How will it compete with the big players that can also spread costs over a wider revenue base and offer a more competitive cost structure when going after complex five- and 10-year deals that top $500 million? And how will it take on the smaller, agile players with the kinds of technical capabilities (cloud, artificial intelligence, analytics and the like) that are increasingly in demand?

Its space business will be fundamental to crafting that go-to-market narrative because of the opportunity to sell a range of services, from architecture and engineering to payload support and launch and ground systems, all at a time when the federal government has talked not just of increasing funding but even standing up a new space command. Combined, the company has a space portfolio of more than $1 billion in contract value, Moraco said, including work with NASA, the National Reconnaissance Office and the National Oceanic and Atmospheric Administration.

Engility, meanwhile, will see the culmination of its own corporate evolution, a journey that began in 2012 when L3 Communications spun out its government services division and Engility was born. In February 2015 it made a transformative $1.1 billion acquisition of Tasc Inc. Former Raytheon exec Lynn Dugle was lured out of retirement in March 2016 after an earnings revision in January of that year spooked Wall Street. Dugle set out to rebuild that goodwill, pay down debt and grow organically, and shift from lowest price, technically acceptable contract work to higher margin, specialized best-value work.
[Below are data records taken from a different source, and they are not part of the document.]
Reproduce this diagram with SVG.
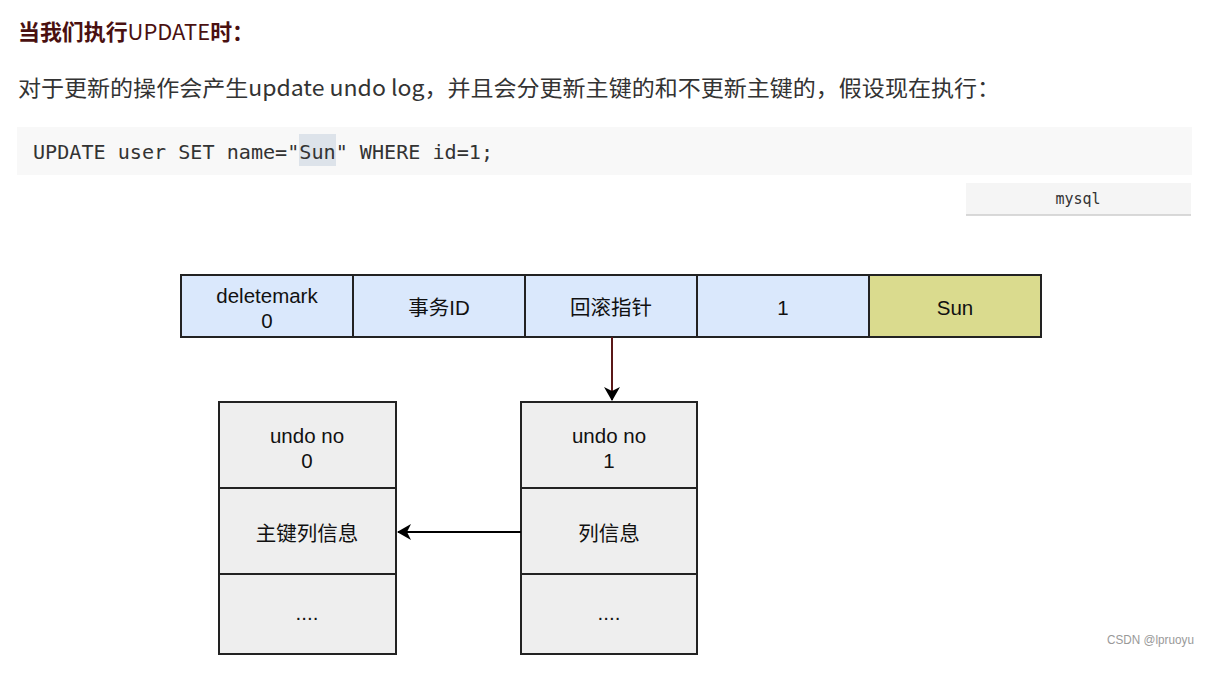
<svg xmlns="http://www.w3.org/2000/svg" width="1209" height="685" viewBox="0 0 1209 685">
<defs>
<style>
.cell{stroke:#222;stroke-width:2}
.blue{fill:#dae8fc}
.sun{fill:#dadb8e}
.grey{fill:#eeeeee}
.lbl{font-family:"Liberation Sans","Noto Sans CJK SC",sans-serif;font-size:20.5px;fill:#111;text-anchor:middle}
.conn{fill:none;stroke-width:2}
</style>
<marker id="ah" viewBox="0 0 14 16" refX="13" refY="8" markerWidth="14" markerHeight="16" markerUnits="userSpaceOnUse" orient="auto">
<path d="M0,0 L14,8 L0,16 L4,8 z" fill="#000"/>
</marker>
</defs>
<rect width="1209" height="685" fill="#ffffff"/>
<text x="18" y="40" font-family="'Noto Sans CJK SC',sans-serif" font-size="22" font-weight="bold" fill="#4a1010" textLength="236" lengthAdjust="spacingAndGlyphs">当我们执行<tspan font-weight="normal">UPDATE</tspan>时：</text>
<text x="18" y="96" font-family="'Noto Sans CJK SC',sans-serif" font-size="22" fill="#333" textLength="982" lengthAdjust="spacingAndGlyphs">对于更新的操作会产生update undo log，并且会分更新主键的和不更新主键的，假设现在执行：</text>
<rect x="17" y="127" width="1175" height="48" fill="#f8f8f8"/>
<rect x="299" y="134" width="37" height="32" fill="#dde3ea"/>
<text x="33" y="159" font-family="'DejaVu Sans Mono','Liberation Mono',monospace" font-size="19" fill="#333" textLength="460" lengthAdjust="spacingAndGlyphs">UPDATE user SET name="Sun" WHERE id=1;</text>
<rect x="966" y="183" width="225" height="32" fill="#f5f5f5"/>
<line x1="966" y1="215" x2="1191" y2="215" stroke="#cccccc" stroke-width="1.5"/>
<text x="1078" y="204" font-family="'DejaVu Sans Mono','Liberation Mono',monospace" font-size="15" fill="#333" text-anchor="middle">mysql</text>

<g id="row">
<g id="c-deletemark"><rect class="cell blue" x="181" y="275" width="172" height="62"/><text class="lbl" x="267" y="303">deletemark</text><text class="lbl" x="267" y="328">0</text></g>
<g id="c-txid"><rect class="cell blue" x="353" y="275" width="172" height="62"/><text class="lbl" x="439" y="315">事务ID</text></g>
<g id="c-rollptr"><rect class="cell blue" x="525" y="275" width="172" height="62"/><text class="lbl" x="611" y="315">回滚指针</text></g>
<g id="c-id"><rect class="cell blue" x="697" y="275" width="172" height="62"/><text class="lbl" x="783" y="315">1</text></g>
<g id="c-name"><rect class="cell sun" x="869" y="275" width="172" height="62"/><text class="lbl" x="955" y="315">Sun</text></g>
</g>

<g id="undo0">
<rect class="cell grey" x="219" y="402" width="177" height="86"/>
<text class="lbl" x="307" y="443">undo no</text><text class="lbl" x="307" y="468">0</text>
<rect class="cell grey" x="219" y="488" width="177" height="86"/>
<text class="lbl" x="307" y="541">主键列信息</text>
<rect class="cell grey" x="219" y="574" width="177" height="80"/>
<text class="lbl" x="307" y="620">....</text>
</g>

<g id="undo1">
<rect class="cell grey" x="521" y="402" width="176" height="86"/>
<text class="lbl" x="609" y="443">undo no</text><text class="lbl" x="609" y="468">1</text>
<rect class="cell grey" x="521" y="488" width="176" height="86"/>
<text class="lbl" x="609" y="541">列信息</text>
<rect class="cell grey" x="521" y="574" width="176" height="80"/>
<text class="lbl" x="609" y="620">....</text>
</g>

<g id="connectors">
<line class="conn" x1="612" y1="337" x2="612" y2="400" stroke="#5a1818" marker-end="url(#ah)"/>
<line class="conn" x1="521" y1="532" x2="398" y2="532" stroke="#000" marker-end="url(#ah)"/>
</g>

<text x="1107" y="644" font-family="'Liberation Sans',sans-serif" font-size="12.5" fill="#999" textLength="87" lengthAdjust="spacingAndGlyphs">CSDN @lpruoyu</text>
</svg>
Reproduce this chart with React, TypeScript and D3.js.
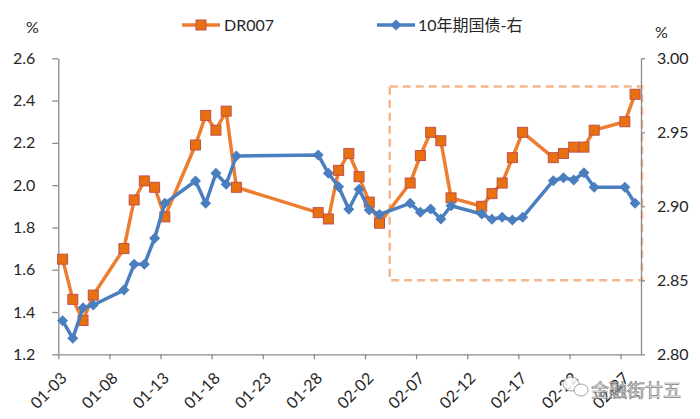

Dugle sees huge potential in taking the combined company’s work in areas such as systems integration and modernization and training and simulation and then boosting those service offerings with things like data analytics, high-performance computing and applied machine learning.

“That gets exciting really quickly,” said Dugle, who, when the deal is complete said she envisions herself “on a beach with a drink and an umbrella in it.”